When I introduced her to my roommates, one of them noted her uncanny resemblance to the 1930s flapper cartoon character Betty Boop—flashing doe eyes, infectious smile, puffy cheeks, a football helmet hair cut, and, most importantly, an attitude of independence. It didn't hurt that she also packed a pair of thirty-eights. Of course, Boop automatically became her nickname. And as we became better acquainted, she found a way to humor me by playing a little game with Betty Boop's trademark buzz phrase: "Boop-oop-a-doop." If I asked nicely, she would say it for me and shake her hips like the cartoon. It could have been pretty corny, but she managed to pull it off, creating another level of comfort with her.
Boop entered my life at a particularly unsettled point, and I've always given her a lot of credit for my career. In the beginning, I wanted to do well for her. She provided motivation. I wanted to impress her. I was showing off for her. And in the process, I proved to myself how good I really should be.
At the start of my junior year I stood at a personal crossroads. I had burned out on school. I was just starting my journalism curriculum after two years of preliminary coursework, and it was proving pretty much of a basics bore that would not trigger my excitement until later when I actually started reporting. I seriously considered dropping out and heading for Vietnam.

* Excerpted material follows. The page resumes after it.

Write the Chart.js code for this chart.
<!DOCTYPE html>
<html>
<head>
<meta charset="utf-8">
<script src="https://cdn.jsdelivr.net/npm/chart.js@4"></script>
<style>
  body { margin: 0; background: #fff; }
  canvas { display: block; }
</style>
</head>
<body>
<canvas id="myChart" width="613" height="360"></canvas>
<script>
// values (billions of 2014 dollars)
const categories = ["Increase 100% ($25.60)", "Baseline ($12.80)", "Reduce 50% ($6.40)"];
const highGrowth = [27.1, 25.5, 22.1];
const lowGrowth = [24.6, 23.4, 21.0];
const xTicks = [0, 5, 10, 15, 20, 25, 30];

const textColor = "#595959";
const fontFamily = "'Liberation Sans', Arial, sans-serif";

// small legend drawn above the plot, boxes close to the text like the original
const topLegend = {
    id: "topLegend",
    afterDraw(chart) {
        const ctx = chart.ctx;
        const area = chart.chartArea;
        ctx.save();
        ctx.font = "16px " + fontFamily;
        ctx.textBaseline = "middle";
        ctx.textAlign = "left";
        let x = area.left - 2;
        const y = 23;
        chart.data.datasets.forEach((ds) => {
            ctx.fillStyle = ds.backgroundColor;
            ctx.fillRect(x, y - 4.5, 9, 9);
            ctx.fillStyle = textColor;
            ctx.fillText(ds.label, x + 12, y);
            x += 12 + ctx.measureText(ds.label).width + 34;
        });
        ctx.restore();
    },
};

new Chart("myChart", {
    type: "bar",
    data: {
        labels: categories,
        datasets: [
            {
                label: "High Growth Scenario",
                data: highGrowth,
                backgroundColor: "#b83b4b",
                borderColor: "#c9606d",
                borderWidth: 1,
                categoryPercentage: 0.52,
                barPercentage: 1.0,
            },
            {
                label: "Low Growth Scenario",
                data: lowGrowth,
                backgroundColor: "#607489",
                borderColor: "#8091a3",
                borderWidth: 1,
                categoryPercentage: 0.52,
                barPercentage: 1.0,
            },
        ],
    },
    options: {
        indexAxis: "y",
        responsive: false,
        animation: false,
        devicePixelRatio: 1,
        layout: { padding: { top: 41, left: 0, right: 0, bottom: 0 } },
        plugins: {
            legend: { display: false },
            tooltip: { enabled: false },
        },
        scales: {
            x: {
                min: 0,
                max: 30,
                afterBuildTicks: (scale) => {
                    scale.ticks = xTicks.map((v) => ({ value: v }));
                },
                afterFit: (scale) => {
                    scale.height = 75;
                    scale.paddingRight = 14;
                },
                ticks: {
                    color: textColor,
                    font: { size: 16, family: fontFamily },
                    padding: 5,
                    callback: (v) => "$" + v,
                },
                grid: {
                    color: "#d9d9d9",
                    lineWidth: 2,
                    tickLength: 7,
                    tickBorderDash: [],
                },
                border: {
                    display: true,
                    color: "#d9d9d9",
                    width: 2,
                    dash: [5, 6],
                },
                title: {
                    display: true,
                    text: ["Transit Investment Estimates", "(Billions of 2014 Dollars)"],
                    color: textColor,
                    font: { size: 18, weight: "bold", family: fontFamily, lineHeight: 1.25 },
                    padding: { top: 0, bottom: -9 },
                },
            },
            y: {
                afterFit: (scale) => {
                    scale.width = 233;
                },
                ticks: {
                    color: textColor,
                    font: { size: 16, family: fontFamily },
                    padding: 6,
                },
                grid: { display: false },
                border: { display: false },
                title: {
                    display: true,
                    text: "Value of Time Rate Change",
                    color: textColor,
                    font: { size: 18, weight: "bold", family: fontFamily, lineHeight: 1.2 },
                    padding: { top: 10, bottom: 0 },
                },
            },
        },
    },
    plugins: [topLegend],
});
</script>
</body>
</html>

Boop did not arrive in a loveless vacuum. I had endured at least three serious relationships to that point. A high school sweetheart sat heartbroken in St. Louis, and a Mizzou co-ed had broken my heart by dumping me the year before to stick with her high school boyfriend. Then, there was a girl named Pixie attending one of the girls colleges in Columbia. Everyone should have an old girlfriend named Pixie. She was still in the picture at the start of the year, and for a while I juggled her with Boop. But Boop won out with her reaction when I told her I had decided to go steady with Pixie. She laughed in my face. So I broke up with Pixie and went steady with Boop.
Just as our relationship grew tighter, my best friends started peeling off to lives of their own. Suddenly one day, I looked around to realize my entourage had boiled away to myself, my last remaining roommate, and Boop. But Boop was two years behind. I realized I had started thinking in terms of "us" when I noticed I had decided I needed to resolve the future.

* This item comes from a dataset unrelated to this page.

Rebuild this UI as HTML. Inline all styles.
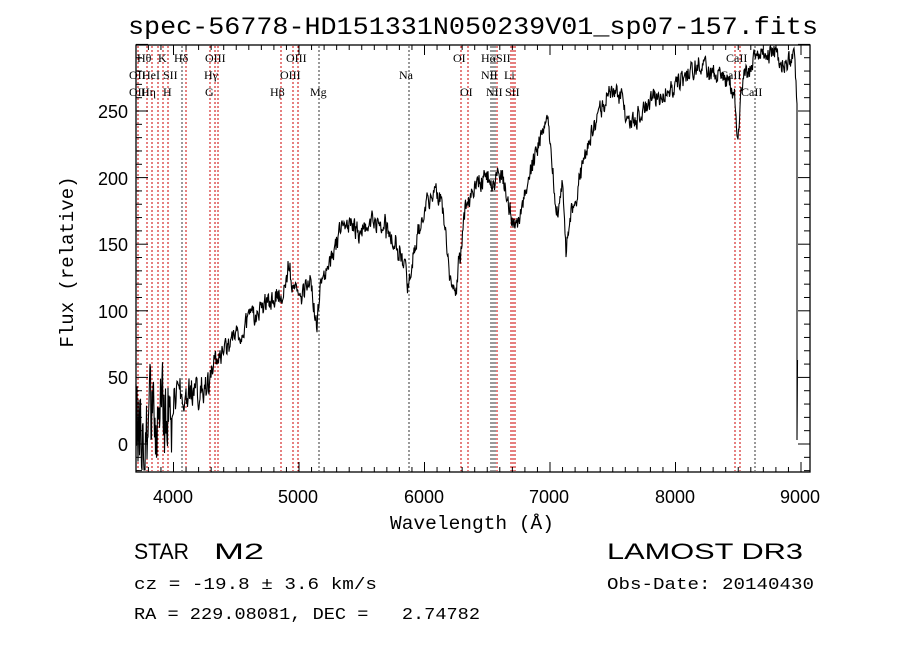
<!DOCTYPE html>
<html><head><meta charset="utf-8"><style>
body{margin:0;background:#fff;width:900px;height:649px;overflow:hidden}
svg{display:block}
text{fill:#000;white-space:pre}
.sa{font-family:"Liberation Sans",sans-serif}
.mo{font-family:"Liberation Mono",monospace}
.s{font-family:"Liberation Serif",serif;font-size:12px}
</style></head><body>
<svg id="c" width="900" height="649" viewBox="0 0 900 649" xmlns="http://www.w3.org/2000/svg" xml:space="preserve">
<text class="mo" x="128" y="34" font-size="25" textLength="690" lengthAdjust="spacingAndGlyphs">spec-56778-HD151331N050239V01_sp07-157.fits</text>
<g id="lines"></g>
<polyline id="sp" fill="none" stroke="#000" stroke-width="1.1" points=""/>
<rect x="136" y="45" width="674" height="427" fill="none" stroke="#000" stroke-width="1.3"/>
<g id="ticks" stroke="#000" stroke-width="1"></g>
<g class="sa" font-size="18" text-anchor="middle">
<text x="173" y="503">4000</text><text x="298" y="503">5000</text><text x="424" y="503">6000</text>
<text x="549" y="503">7000</text><text x="675" y="503">8000</text><text x="800" y="503">9000</text>
</g>
<g class="sa" font-size="18" text-anchor="end">
<text x="128" y="451">0</text><text x="128" y="384">50</text><text x="128" y="318">100</text>
<text x="128" y="251">150</text><text x="128" y="185">200</text><text x="128" y="118">250</text>
</g>
<text class="mo" x="390" y="529" font-size="19" textLength="164" lengthAdjust="spacingAndGlyphs">Wavelength (Å)</text>
<text class="mo" transform="translate(73,262) rotate(-90)" font-size="19" text-anchor="middle">Flux (relative)</text>
<g class="s">
<text x="137" y="62">Hθ</text><text x="158" y="62">K</text><text x="174" y="62">Hδ</text><text x="205" y="62">OIII</text>
<text x="286" y="62">OIII</text><text x="453" y="62">OI</text><text x="481" y="62">HαSII</text>
<text x="129" y="79">OII</text><text x="142" y="79">HeI</text><text x="163" y="79">SII</text><text x="204" y="79">Hγ</text>
<text x="280" y="79">OIII</text><text x="399" y="79">Na</text><text x="481" y="79">NII</text><text x="504" y="79">Li</text>
<text x="129" y="96">OII</text><text x="141" y="96">Hη</text><text x="163" y="96">H</text><text x="205" y="96">G</text>
<text x="270" y="96">Hβ</text><text x="310" y="96">Mg</text><text x="460" y="96">OI</text><text x="486" y="96">NII</text><text x="505" y="96">SII</text>
<text x="726" y="62">CaII</text><text x="720" y="79">CaII</text><text x="741" y="96">CaII</text>
</g>
<g class="sa" font-size="22"><text x="134" y="559" textLength="55" lengthAdjust="spacingAndGlyphs">STAR</text><text x="214" y="559" textLength="50" lengthAdjust="spacingAndGlyphs">M2</text><text x="607" y="559" textLength="196" lengthAdjust="spacingAndGlyphs">LAMOST DR3</text></g>
<g class="mo" font-size="17"><text x="134" y="589" textLength="243" lengthAdjust="spacingAndGlyphs">cz = -19.8 ± 3.6 km/s</text><text x="607" y="589" textLength="207" lengthAdjust="spacingAndGlyphs">Obs-Date: 20140430</text>
<text x="134" y="619" textLength="346" lengthAdjust="spacingAndGlyphs">RA = 229.08081, DEC =   2.74782</text></g>
</svg>
<script>
function X(l){return 173.5+(l-4000)*0.1255}
function Y(f){return 444-f*1.332}
var t=document.getElementById('ticks'),h='';
for(var l=3800;l<=9000;l+=100){var x=X(l),m=l%1000==0,L=m?10:5;h+='<line x1="'+x+'" y1="472" x2="'+x+'" y2="'+(472-L)+'"/><line x1="'+x+'" y1="45" x2="'+x+'" y2="'+(45+L)+'"/>';}
for(var f=-20;f<=300;f+=10){var y=Y(f),m=f%50==0,L=m?12:6;h+='<line x1="136" y1="'+y+'" x2="'+(136+L)+'" y2="'+y+'"/><line x1="810" y1="'+y+'" x2="'+(810-L)+'" y2="'+y+'"/>';}
t.innerHTML=h;
var lx=[[138,1],[147,1],[152,1],[158,1],[163,1],[168,1],[182,0],[186,1],[210,1],[215,1],[218,1],[281,1],[293,1],[298,1],[319,0],[409,0],[461,1],[468,1],[491,0],[493,0],[495,0],[497,1],[511,1],[513,1],[515,1],[735,1],[740,1],[755,0]];
h='';lx.forEach(function(a){h+='<line x1="'+a[0]+'" y1="46" x2="'+a[0]+'" y2="471" stroke="'+(a[1]?'#c00':'#333')+'" stroke-width="1" stroke-dasharray="2,2"/>';});
document.getElementById('lines').innerHTML=h;
var k=[[136,420],[170,420],[175,395],[210,390],[212,365],[230,345],[250,320],[270,300],[285,290],[289,262],[292,285],[300,300],[310,278],[317,330],[320,285],[330,262],[340,232],[350,222],[360,235],[370,226],[380,222],[390,230],[400,250],[408,285],[415,245],[425,205],[435,190],[440,195],[445,230],[450,280],[455,290],[460,262],[465,212],[475,186],[485,176],[495,180],[500,172],[505,185],[510,210],[515,232],[520,215],[530,175],[540,140],[548,120],[551,150],[555,198],[558,212],[562,182],[566,250],[570,215],[580,176],[590,140],[600,112],[610,92],[620,95],[625,110],[632,125],[640,112],[650,102],[660,96],[670,90],[680,82],[690,72],[700,62],[710,76],[720,72],[730,82],[735,100],[738,140],[741,92],[745,76],[755,60],[765,50],[775,56],[785,66],[795,58],[797,100]];
var seed=12345;function r(){seed=(seed*16807)%2147483647;return seed/2147483647-0.5}
var p=[],j=0,prev=0;
for(var x=136;x<=797;x+=0.5){while(j<k.length-2&&k[j+1][0]<x)j++;var a=k[j],b=k[j+1],u=(x-a[0])/(b[0]-a[0]);u=Math.max(0,Math.min(1,u));var y=a[1]+(b[1]-a[1])*u;var amp=x<172?90:(x<212?30:18);prev=0.4*prev+r()*amp;if(r()>0.45)prev+=r()*amp*0.8;y+=prev;p.push(x.toFixed(1)+','+Math.min(470,Math.max(46,y)).toFixed(1));}
p.push('797,440');p.push('797.5,360');
document.getElementById('sp').setAttribute('points',p.join(' '));
</script>
</body></html>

So, in a drunken haze one night at a party, I slobbered something like, "We should get married." I expected her sarcastic laugh again, but instead I got a wink and a nod. She, too, had reached a point where she wanted something new for a lifestyle. I had already agreed to take that job in Flint and the options seemed clear. We either got married or broke up. Marriage suddenly looked like a pretty interesting adventure of its own.

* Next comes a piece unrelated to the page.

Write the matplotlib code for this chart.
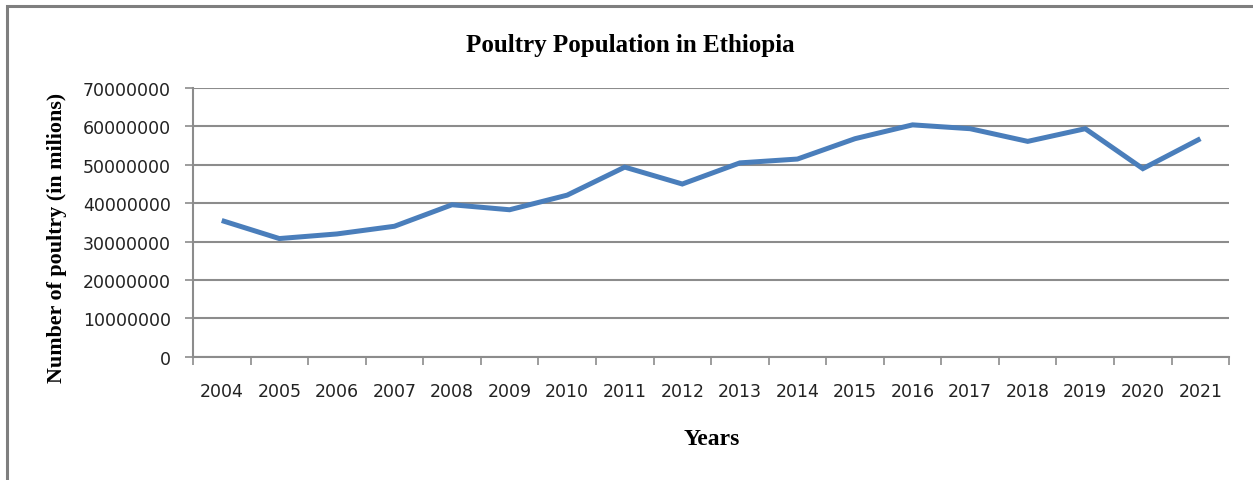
import numpy as np
import matplotlib
matplotlib.use('Agg')
import matplotlib.pyplot as plt
from matplotlib.patches import Rectangle

# Poultry population by year
years = ['2004', '2005', '2006', '2007', '2008', '2009', '2010', '2011', '2012',
         '2013', '2014', '2015', '2016', '2017', '2018', '2019', '2020', '2021']
poultry = [35500000, 30800000, 32000000, 34000000, 39600000, 38300000, 42100000,
           49400000, 45000000, 50500000, 51500000, 56800000, 60400000, 59400000,
           56100000, 59400000, 49000000, 56800000]
y_ticks = [0, 10000000, 20000000, 30000000, 40000000, 50000000, 60000000, 70000000]

grid_color = '#8c8c8c'
line_color = '#4a7ebb'
serif = ['Liberation Serif', 'DejaVu Serif']

fig = plt.figure(figsize=(12.53, 4.81), dpi=100)
ax = fig.add_axes([0.154, 0.256, 0.827, 0.559])

# chart frame
fig.patches.append(Rectangle((0.0056, -0.05), 1.2, 1.036, transform=fig.transFigure,
                             fill=False, edgecolor='#7f7f7f', linewidth=2.2))

x = np.arange(len(years))
ax.plot(x, poultry, color=line_color, linewidth=3.6, solid_joinstyle='miter',
        solid_capstyle='butt', zorder=3)

ax.set_xlim(-0.5, len(years) - 0.5)
ax.set_ylim(0, 70000000)
ax.set_yticks(y_ticks)
ax.set_yticklabels([str(v) for v in y_ticks])
ax.yaxis.grid(True, color=grid_color, linewidth=1.5)
ax.set_axisbelow(True)

# category ticks sit between the years, labels at the centres
ax.set_xticks(np.arange(len(years) + 1) - 0.5)
ax.set_xticklabels([])
ax.set_xticks(x, minor=True)
ax.set_xticklabels(years, minor=True)
ax.tick_params(axis='x', which='major', length=6, width=1.2, color=grid_color, direction='out')
ax.tick_params(axis='x', which='minor', length=0, pad=18, labelsize=12.5, labelcolor='#222222')
ax.tick_params(axis='y', length=6, width=1.2, color=grid_color, pad=10,
               labelsize=12.5, labelcolor='#222222')

for side in ['top', 'right']:
    ax.spines[side].set_visible(False)
for side in ['left', 'bottom']:
    ax.spines[side].set_color(grid_color)
    ax.spines[side].set_linewidth(1.5)

fig.text(0.503, 0.905, 'Poultry Population in Ethiopia', ha='center', va='center',
         fontsize=18, fontweight='bold', family=serif)
fig.text(0.0455, 0.505, 'Number of poultry (in milions)', ha='center', va='center',
         rotation=90, fontsize=15.8, fontweight='bold', family=serif)
fig.text(0.568, 0.087, 'Years', ha='center', va='center', fontsize=17,
         fontweight='bold', family=serif)

fig.savefig('out.png', dpi=100, facecolor='white')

The next week found us making wedding plans with her astonished father in Kansas City. He didn't look that thrilled, and I guessed he had always imagined his daughter as a college graduate rather than a newspaper reporter's wife in Flint, Michigan. My sympathy for his plight grew even larger a few years later when I calculated we probably got divorced before he had finished paying for the full-blown church ceremony of June 8, 1969.
FIFTEEN
Early 1970s
With my student deferment gone and Vietnam looming just ah
ead, Boop and I approached our move to Flint with a fatalistic view. We figured we'd go up, learn about sharing a life, have a good time, and keep an open mind about the future. We packed everything we owned into a trailer and pulled it to Flint one sunny day in June behind the black 1966 Mustang I had bought with money saved from my part-time jobs. She wanted to continue school up there, working at that point toward some kind of a degree in psychology. But we learned she would not qualify for the affordable Michigan resident tuition until we had lived there a year, and we couldn't afford it until then. But she didn't seem all that upset and found a job in a shoe repair shop just around the corner from The Flint Journal. We rented a furnished apartment just outside Flint and drove back and forth together each day in that Mustang. We settled in to wait on the draft.